**** Information supplied
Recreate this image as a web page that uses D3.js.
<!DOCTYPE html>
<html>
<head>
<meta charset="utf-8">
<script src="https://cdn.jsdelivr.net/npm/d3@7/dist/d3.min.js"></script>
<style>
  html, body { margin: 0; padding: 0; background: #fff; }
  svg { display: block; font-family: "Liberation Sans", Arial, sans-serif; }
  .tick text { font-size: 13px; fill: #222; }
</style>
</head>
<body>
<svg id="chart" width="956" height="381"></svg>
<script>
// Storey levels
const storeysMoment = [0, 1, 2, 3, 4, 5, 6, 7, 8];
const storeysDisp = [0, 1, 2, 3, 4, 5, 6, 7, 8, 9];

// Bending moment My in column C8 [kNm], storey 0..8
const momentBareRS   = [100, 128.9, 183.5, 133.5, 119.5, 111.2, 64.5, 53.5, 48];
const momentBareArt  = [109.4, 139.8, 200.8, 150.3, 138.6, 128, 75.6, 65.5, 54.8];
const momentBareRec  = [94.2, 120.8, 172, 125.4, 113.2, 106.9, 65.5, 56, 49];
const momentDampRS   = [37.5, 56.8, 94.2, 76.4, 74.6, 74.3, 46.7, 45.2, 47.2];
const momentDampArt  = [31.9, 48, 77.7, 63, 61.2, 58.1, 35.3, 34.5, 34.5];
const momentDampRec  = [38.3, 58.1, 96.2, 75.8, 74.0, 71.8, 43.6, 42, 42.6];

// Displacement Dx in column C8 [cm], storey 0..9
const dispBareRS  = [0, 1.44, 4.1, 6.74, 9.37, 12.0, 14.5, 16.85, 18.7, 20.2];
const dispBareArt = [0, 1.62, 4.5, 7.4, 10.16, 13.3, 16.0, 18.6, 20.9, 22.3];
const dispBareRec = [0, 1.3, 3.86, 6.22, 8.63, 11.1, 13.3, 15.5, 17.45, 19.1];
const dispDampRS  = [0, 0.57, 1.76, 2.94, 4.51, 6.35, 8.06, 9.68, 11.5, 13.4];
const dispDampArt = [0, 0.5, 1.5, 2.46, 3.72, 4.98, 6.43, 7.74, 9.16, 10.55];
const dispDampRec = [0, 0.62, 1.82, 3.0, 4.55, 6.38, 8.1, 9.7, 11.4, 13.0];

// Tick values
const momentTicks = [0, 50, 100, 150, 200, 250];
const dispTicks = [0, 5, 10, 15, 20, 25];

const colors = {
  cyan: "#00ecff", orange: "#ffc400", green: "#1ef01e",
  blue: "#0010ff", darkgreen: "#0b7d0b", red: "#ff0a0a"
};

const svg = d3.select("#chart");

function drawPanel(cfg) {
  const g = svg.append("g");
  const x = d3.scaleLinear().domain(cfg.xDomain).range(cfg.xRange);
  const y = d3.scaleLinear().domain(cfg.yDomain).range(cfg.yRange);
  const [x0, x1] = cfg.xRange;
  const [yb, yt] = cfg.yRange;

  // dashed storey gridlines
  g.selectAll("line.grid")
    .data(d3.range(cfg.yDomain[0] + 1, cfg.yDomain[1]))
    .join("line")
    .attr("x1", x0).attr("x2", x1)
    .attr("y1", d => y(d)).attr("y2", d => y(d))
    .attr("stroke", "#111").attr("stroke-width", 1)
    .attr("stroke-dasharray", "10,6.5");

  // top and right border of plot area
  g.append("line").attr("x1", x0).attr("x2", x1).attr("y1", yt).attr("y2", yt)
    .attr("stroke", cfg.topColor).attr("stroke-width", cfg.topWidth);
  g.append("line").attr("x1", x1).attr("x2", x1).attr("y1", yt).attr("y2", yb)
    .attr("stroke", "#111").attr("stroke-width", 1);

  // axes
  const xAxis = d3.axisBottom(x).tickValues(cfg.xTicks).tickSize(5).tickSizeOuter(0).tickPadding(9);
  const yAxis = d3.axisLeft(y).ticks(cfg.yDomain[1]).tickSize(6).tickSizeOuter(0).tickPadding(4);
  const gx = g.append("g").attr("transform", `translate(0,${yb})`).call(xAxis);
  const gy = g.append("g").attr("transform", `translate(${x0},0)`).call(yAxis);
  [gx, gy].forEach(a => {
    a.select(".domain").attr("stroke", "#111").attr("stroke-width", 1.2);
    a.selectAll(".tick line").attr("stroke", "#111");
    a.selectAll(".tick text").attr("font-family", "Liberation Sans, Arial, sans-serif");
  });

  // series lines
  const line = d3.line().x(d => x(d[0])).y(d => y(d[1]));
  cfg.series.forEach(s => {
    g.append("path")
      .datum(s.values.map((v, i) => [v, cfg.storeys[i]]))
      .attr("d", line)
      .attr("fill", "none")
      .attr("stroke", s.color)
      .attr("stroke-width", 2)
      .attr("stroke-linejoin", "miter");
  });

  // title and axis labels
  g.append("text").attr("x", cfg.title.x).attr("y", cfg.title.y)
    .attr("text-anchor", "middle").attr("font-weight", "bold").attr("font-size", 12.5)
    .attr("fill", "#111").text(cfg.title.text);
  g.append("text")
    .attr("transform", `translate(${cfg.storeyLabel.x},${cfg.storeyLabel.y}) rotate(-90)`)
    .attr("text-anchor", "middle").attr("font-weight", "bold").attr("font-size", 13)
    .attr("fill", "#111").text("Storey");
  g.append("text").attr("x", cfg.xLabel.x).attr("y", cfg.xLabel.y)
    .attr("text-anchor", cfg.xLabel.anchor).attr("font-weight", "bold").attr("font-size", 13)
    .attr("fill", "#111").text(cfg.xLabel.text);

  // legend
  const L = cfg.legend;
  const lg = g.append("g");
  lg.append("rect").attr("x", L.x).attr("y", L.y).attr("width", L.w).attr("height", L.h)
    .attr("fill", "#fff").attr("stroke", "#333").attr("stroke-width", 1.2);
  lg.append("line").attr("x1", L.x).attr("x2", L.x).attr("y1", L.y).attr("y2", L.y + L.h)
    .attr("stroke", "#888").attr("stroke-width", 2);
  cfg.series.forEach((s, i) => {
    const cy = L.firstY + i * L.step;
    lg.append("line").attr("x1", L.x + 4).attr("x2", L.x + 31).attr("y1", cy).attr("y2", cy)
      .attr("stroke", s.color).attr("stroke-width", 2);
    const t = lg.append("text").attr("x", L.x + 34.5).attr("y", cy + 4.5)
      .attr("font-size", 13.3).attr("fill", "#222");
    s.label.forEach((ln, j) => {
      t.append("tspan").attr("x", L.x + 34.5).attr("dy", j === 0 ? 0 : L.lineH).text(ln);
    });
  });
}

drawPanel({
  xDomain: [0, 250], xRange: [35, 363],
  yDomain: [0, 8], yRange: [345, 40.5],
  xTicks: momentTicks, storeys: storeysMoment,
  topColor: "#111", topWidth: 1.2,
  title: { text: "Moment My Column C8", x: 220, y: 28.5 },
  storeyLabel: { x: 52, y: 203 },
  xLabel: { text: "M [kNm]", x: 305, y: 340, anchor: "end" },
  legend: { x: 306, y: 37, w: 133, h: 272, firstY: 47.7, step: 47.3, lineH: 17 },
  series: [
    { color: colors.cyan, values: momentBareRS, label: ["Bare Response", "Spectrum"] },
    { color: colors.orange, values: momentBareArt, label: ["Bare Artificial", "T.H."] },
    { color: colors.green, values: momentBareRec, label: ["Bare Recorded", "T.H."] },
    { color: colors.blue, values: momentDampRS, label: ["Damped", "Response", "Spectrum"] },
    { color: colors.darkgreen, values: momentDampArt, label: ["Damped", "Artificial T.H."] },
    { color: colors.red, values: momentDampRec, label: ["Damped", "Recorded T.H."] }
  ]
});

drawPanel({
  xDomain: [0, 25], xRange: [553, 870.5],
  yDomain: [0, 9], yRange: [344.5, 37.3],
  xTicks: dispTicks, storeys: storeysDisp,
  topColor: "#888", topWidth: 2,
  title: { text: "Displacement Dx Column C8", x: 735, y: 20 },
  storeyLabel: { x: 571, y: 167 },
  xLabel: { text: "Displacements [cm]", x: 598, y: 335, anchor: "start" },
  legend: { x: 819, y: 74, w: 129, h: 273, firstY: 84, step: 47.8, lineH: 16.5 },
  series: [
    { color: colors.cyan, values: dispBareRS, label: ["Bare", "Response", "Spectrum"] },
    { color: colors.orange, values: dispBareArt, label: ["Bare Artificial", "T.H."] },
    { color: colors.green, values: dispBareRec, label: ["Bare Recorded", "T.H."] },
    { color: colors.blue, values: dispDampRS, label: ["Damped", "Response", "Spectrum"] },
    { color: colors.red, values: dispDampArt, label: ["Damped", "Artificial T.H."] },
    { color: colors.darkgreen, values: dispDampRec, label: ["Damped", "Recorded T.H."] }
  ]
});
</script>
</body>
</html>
********
◆ **Set task**
Write down again the exact lines running from the beginning of the data to the line containing "5, 6, 7, 8, 9];", with both ends included.

◆ **Exercise response**
Recreate this image as a web page that uses D3.js.
<!DOCTYPE html>
<html>
<head>
<meta charset="utf-8">
<script src="https://cdn.jsdelivr.net/npm/d3@7/dist/d3.min.js"></script>
<style>
  html, body { margin: 0; padding: 0; background: #fff; }
  svg { display: block; font-family: "Liberation Sans", Arial, sans-serif; }
  .tick text { font-size: 13px; fill: #222; }
</style>
</head>
<body>
<svg id="chart" width="956" height="381"></svg>
<script>
// Storey levels
const storeysMoment = [0, 1, 2, 3, 4, 5, 6, 7, 8];
const storeysDisp = [0, 1, 2, 3, 4, 5, 6, 7, 8, 9];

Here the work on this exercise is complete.